What’s Next After You Find The Theft
When you get a notification that your content has appeared elsewhere, without your permission, here are the steps you can take.
Gather Your Evidence and Make Your Case
Take screenshots of your work and prepare the initial documents. It may be difficult to prove that you’re the initial author of a post, as having drafts may not mean much – it’s all too easy to create them later as a ploy to place the blame on the original writer. For content such as videos and images , if you kept the initial files though, this would work better in your favor.
Should your content be indexed by Google and it has a record of when it took place; this evidence can be used in your favor. Even more so, if it took place before your content was copied.
Email the Content Thief (And Their Hosting Provider, If Needed)
Now that you’ve evidence, it’s time to take the necessary measures. You may be eager to move right away, but don’t start the blame game just yet. Begin by sending a friendly email to the guilty party. While chances may be low, the Webmaster may not be aware of his or her actions. They may even remove the post in question after reading your email.
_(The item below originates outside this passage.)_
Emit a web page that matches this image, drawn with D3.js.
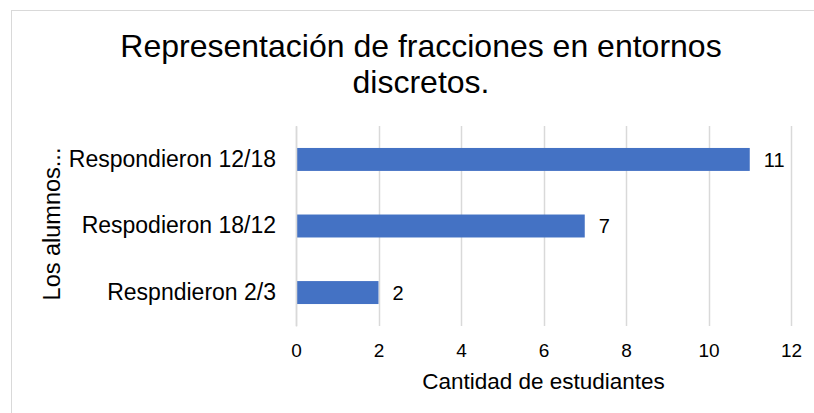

However, if the initial email falls on deaf ears and they refuse to budge; consider sending an email to their hosting provider. Attach any evidence that you’ve compiled to strengthen your case. Should the hosting provider find the case to be outright plagiarism, they may even close the account.
Should the Following Not Work Out, File a DMCA Complaint
More often than not, the aforementioned steps would work out in dealing with thieves but should they fail; your best bet is through filing a DMCA complaint with Google.
For the uninitiated, DMCA means Digital Millennium Copyright Act and this is an official complaint procedure created by Google to report cases of stolen content. Webmasters who find their content to be republished elsewhere (without their permission) should file a DMCA complaint as Google is quick to remove the offending post from its indexes.
Protecting your content may be time consuming but if you care about SEO rankings; it is important to remain vigilant. Be observant, and not let content thieves profit from your hard work.